─── Given records

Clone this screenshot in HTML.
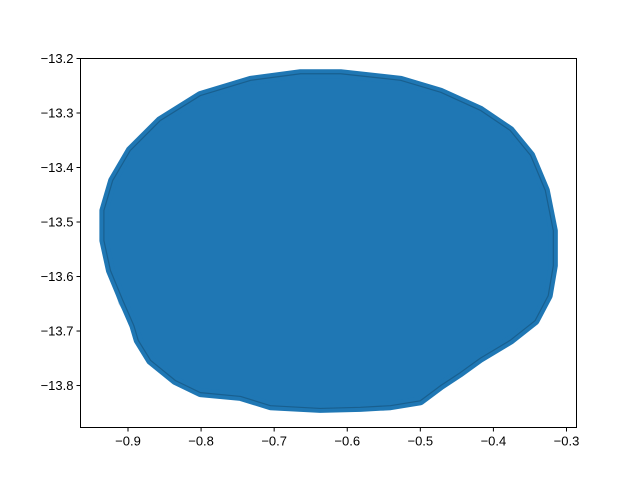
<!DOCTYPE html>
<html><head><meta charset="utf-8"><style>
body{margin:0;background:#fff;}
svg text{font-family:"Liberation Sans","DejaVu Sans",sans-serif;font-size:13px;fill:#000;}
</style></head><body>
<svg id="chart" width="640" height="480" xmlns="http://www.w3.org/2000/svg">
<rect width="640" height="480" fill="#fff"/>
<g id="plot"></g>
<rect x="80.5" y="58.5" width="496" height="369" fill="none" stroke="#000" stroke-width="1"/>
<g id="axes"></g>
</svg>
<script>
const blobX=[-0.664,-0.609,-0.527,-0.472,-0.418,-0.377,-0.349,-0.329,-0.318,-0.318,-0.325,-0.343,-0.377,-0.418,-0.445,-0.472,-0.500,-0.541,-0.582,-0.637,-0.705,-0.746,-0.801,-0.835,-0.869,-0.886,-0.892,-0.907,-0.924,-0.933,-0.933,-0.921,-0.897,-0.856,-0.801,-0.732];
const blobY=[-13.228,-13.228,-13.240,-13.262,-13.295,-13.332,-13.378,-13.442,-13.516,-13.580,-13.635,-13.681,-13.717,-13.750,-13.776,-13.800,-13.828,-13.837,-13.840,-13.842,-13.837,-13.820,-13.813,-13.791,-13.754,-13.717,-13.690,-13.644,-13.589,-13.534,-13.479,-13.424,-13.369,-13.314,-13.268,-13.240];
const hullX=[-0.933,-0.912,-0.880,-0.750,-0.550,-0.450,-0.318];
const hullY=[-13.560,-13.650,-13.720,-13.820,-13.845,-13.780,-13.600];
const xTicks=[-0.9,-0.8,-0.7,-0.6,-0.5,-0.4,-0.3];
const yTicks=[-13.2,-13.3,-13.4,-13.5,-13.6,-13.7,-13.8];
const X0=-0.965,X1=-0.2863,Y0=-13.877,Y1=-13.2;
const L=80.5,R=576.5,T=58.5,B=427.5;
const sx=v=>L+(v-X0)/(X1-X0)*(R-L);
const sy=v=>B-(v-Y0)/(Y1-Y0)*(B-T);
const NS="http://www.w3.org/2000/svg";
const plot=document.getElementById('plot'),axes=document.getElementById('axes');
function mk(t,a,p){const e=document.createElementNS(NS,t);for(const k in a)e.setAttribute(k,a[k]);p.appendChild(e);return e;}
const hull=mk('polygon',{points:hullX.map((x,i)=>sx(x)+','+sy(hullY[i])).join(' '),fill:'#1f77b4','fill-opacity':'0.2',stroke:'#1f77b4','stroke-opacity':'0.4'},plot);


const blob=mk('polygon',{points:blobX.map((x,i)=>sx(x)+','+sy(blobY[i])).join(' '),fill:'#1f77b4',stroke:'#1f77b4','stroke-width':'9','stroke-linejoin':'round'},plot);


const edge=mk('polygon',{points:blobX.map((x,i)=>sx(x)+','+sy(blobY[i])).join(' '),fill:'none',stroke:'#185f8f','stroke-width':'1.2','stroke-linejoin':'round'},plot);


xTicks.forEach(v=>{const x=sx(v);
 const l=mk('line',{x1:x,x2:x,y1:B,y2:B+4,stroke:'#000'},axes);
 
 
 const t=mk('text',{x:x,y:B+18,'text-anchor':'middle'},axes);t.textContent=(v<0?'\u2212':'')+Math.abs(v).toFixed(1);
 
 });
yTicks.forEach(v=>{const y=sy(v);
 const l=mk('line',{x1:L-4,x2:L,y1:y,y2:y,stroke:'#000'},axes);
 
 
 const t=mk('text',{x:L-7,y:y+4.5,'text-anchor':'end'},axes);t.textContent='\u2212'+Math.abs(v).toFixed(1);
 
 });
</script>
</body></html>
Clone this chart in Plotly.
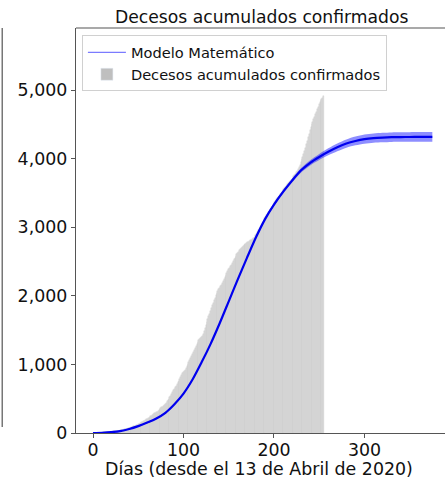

──────

What to produce — Reproduce the material in its entirety and word for word, without the pictures.

Worked answer —
Clone this screenshot in HTML.
<!DOCTYPE html>
<html><head><meta charset="utf-8"><style>
body{margin:0;background:#fff;}
svg text{font-family:"Liberation Sans","DejaVu Sans",sans-serif;font-size:13px;fill:#000;}
</style></head><body>
<svg id="chart" width="640" height="480" xmlns="http://www.w3.org/2000/svg">
<rect width="640" height="480" fill="#fff"/>
<g id="plot"></g>
<rect x="80.5" y="58.5" width="496" height="369" fill="none" stroke="#000" stroke-width="1"/>
<g id="axes"></g>
</svg>
<script>
const blobX=[-0.664,-0.609,-0.527,-0.472,-0.418,-0.377,-0.349,-0.329,-0.318,-0.318,-0.325,-0.343,-0.377,-0.418,-0.445,-0.472,-0.500,-0.541,-0.582,-0.637,-0.705,-0.746,-0.801,-0.835,-0.869,-0.886,-0.892,-0.907,-0.924,-0.933,-0.933,-0.921,-0.897,-0.856,-0.801,-0.732];
const blobY=[-13.228,-13.228,-13.240,-13.262,-13.295,-13.332,-13.378,-13.442,-13.516,-13.580,-13.635,-13.681,-13.717,-13.750,-13.776,-13.800,-13.828,-13.837,-13.840,-13.842,-13.837,-13.820,-13.813,-13.791,-13.754,-13.717,-13.690,-13.644,-13.589,-13.534,-13.479,-13.424,-13.369,-13.314,-13.268,-13.240];
const hullX=[-0.933,-0.912,-0.880,-0.750,-0.550,-0.450,-0.318];
const hullY=[-13.560,-13.650,-13.720,-13.820,-13.845,-13.780,-13.600];
const xTicks=[-0.9,-0.8,-0.7,-0.6,-0.5,-0.4,-0.3];
const yTicks=[-13.2,-13.3,-13.4,-13.5,-13.6,-13.7,-13.8];
const X0=-0.965,X1=-0.2863,Y0=-13.877,Y1=-13.2;
const L=80.5,R=576.5,T=58.5,B=427.5;
const sx=v=>L+(v-X0)/(X1-X0)*(R-L);
const sy=v=>B-(v-Y0)/(Y1-Y0)*(B-T);
const NS="http://www.w3.org/2000/svg";
const plot=document.getElementById('plot'),axes=document.getElementById('axes');
function mk(t,a,p){const e=document.createElementNS(NS,t);for(const k in a)e.setAttribute(k,a[k]);p.appendChild(e);return e;}
const hull=mk('polygon',{points:hullX.map((x,i)=>sx(x)+','+sy(hullY[i])).join(' '),fill:'#1f77b4','fill-opacity':'0.2',stroke:'#1f77b4','stroke-opacity':'0.4'},plot);


const blob=mk('polygon',{points:blobX.map((x,i)=>sx(x)+','+sy(blobY[i])).join(' '),fill:'#1f77b4',stroke:'#1f77b4','stroke-width':'9','stroke-linejoin':'round'},plot);


const edge=mk('polygon',{points:blobX.map((x,i)=>sx(x)+','+sy(blobY[i])).join(' '),fill:'none',stroke:'#185f8f','stroke-width':'1.2','stroke-linejoin':'round'},plot);


xTicks.forEach(v=>{const x=sx(v);
 const l=mk('line',{x1:x,x2:x,y1:B,y2:B+4,stroke:'#000'},axes);
 
 
 const t=mk('text',{x:x,y:B+18,'text-anchor':'middle'},axes);t.textContent=(v<0?'\u2212':'')+Math.abs(v).toFixed(1);
 
 });
yTicks.forEach(v=>{const y=sy(v);
 const l=mk('line',{x1:L-4,x2:L,y1:y,y2:y,stroke:'#000'},axes);
 
 
 const t=mk('text',{x:L-7,y:y+4.5,'text-anchor':'end'},axes);t.textContent='\u2212'+Math.abs(v).toFixed(1);
 
 });
</script>
</body></html>
Clone this chart in Plotly.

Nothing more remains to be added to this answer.